- WHAT THE TASK ASKS
Without the images, write out the whole listing exactly.

- INFORMATION GIVEN
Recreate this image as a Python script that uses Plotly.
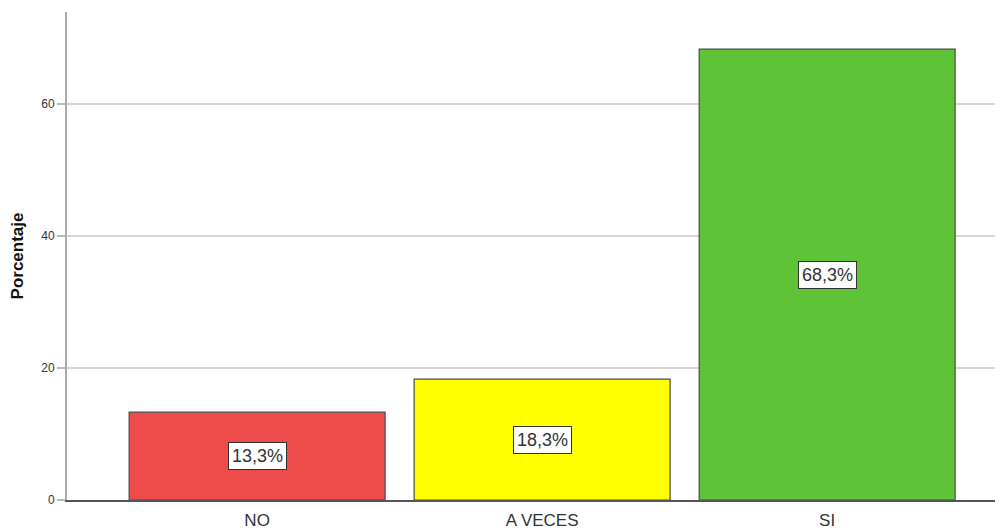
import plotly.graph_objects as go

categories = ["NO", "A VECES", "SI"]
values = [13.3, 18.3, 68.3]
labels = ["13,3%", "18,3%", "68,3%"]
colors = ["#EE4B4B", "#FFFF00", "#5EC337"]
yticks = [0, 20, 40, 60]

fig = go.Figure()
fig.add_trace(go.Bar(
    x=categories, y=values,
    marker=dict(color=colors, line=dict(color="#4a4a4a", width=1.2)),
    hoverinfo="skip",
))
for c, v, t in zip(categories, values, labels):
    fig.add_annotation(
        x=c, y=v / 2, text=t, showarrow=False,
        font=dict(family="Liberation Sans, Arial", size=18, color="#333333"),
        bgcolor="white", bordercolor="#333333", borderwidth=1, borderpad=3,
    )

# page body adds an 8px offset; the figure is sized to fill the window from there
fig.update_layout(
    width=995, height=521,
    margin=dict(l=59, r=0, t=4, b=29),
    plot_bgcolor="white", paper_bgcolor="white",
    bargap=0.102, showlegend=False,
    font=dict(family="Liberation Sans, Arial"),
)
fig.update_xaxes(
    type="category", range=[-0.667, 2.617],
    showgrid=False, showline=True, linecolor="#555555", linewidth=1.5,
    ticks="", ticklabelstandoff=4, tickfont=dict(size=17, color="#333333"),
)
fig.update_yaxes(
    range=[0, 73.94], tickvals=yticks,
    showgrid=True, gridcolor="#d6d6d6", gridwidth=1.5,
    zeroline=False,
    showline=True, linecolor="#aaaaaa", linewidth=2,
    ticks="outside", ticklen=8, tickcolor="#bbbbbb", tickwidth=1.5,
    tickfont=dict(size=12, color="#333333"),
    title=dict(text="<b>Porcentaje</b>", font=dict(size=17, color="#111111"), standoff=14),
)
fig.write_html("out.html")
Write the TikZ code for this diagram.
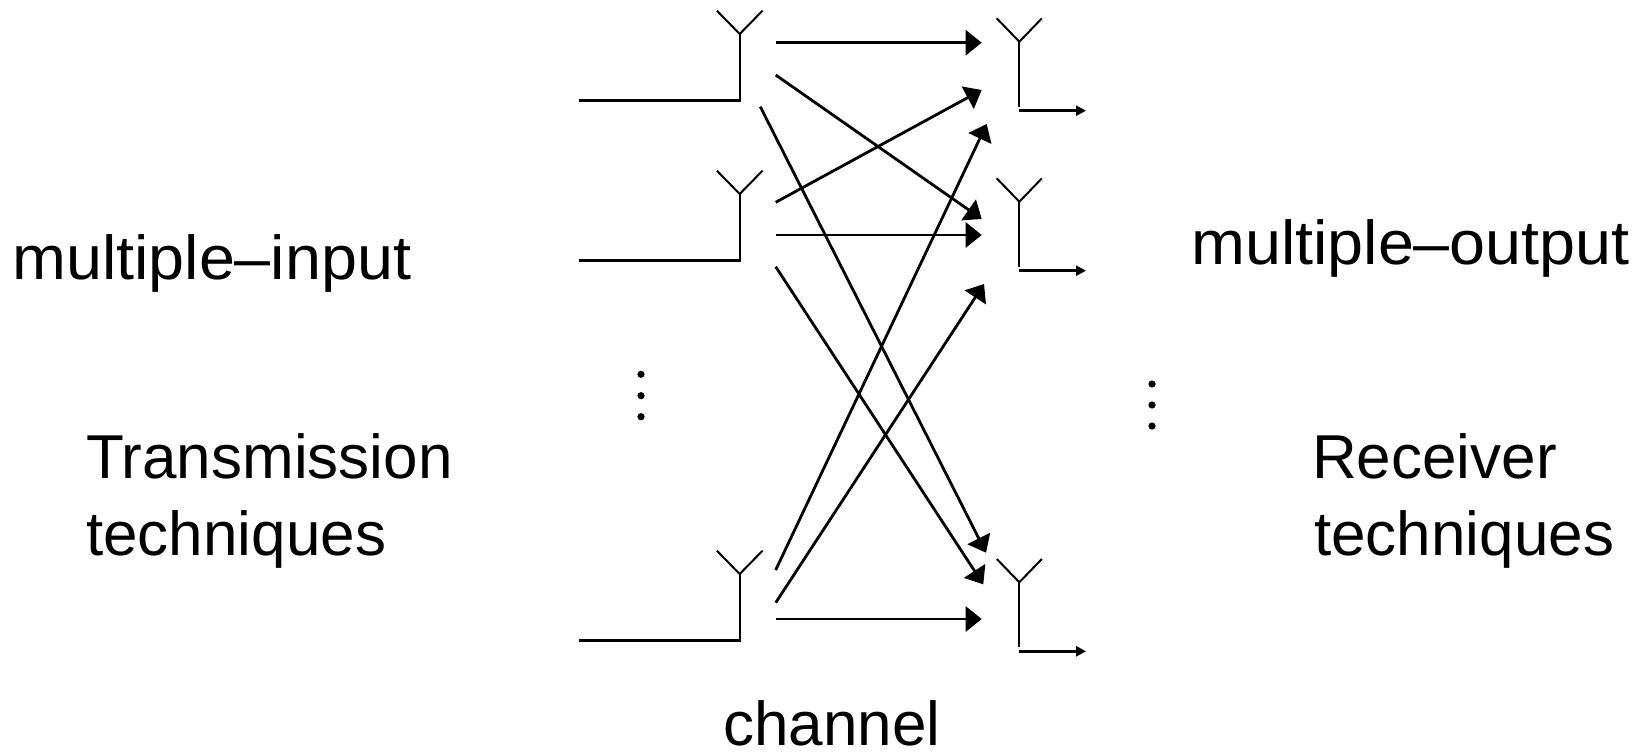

- TASK SOLUTION
Recreate this image as a Python script that uses Plotly.
import plotly.graph_objects as go

categories = ["NO", "A VECES", "SI"]
values = [13.3, 18.3, 68.3]
labels = ["13,3%", "18,3%", "68,3%"]
colors = ["#EE4B4B", "#FFFF00", "#5EC337"]
yticks = [0, 20, 40, 60]

fig = go.Figure()
fig.add_trace(go.Bar(
    x=categories, y=values,
    marker=dict(color=colors, line=dict(color="#4a4a4a", width=1.2)),
    hoverinfo="skip",
))
for c, v, t in zip(categories, values, labels):
    fig.add_annotation(
        x=c, y=v / 2, text=t, showarrow=False,
        font=dict(family="Liberation Sans, Arial", size=18, color="#333333"),
        bgcolor="white", bordercolor="#333333", borderwidth=1, borderpad=3,
    )

# page body adds an 8px offset; the figure is sized to fill the window from there
fig.update_layout(
    width=995, height=521,
    margin=dict(l=59, r=0, t=4, b=29),
    plot_bgcolor="white", paper_bgcolor="white",
    bargap=0.102, showlegend=False,
    font=dict(family="Liberation Sans, Arial"),
)
fig.update_xaxes(
    type="category", range=[-0.667, 2.617],
    showgrid=False, showline=True, linecolor="#555555", linewidth=1.5,
    ticks="", ticklabelstandoff=4, tickfont=dict(size=17, color="#333333"),
)
fig.update_yaxes(
    range=[0, 73.94], tickvals=yticks,
    showgrid=True, gridcolor="#d6d6d6", gridwidth=1.5,
    zeroline=False,
    showline=True, linecolor="#aaaaaa", linewidth=2,
    ticks="outside", ticklen=8, tickcolor="#bbbbbb", tickwidth=1.5,
    tickfont=dict(size=12, color="#333333"),
    title=dict(text="<b>Porcentaje</b>", font=dict(size=17, color="#111111"), standoff=14),
)
fig.write_html("out.html")
Write the TikZ code for this diagram.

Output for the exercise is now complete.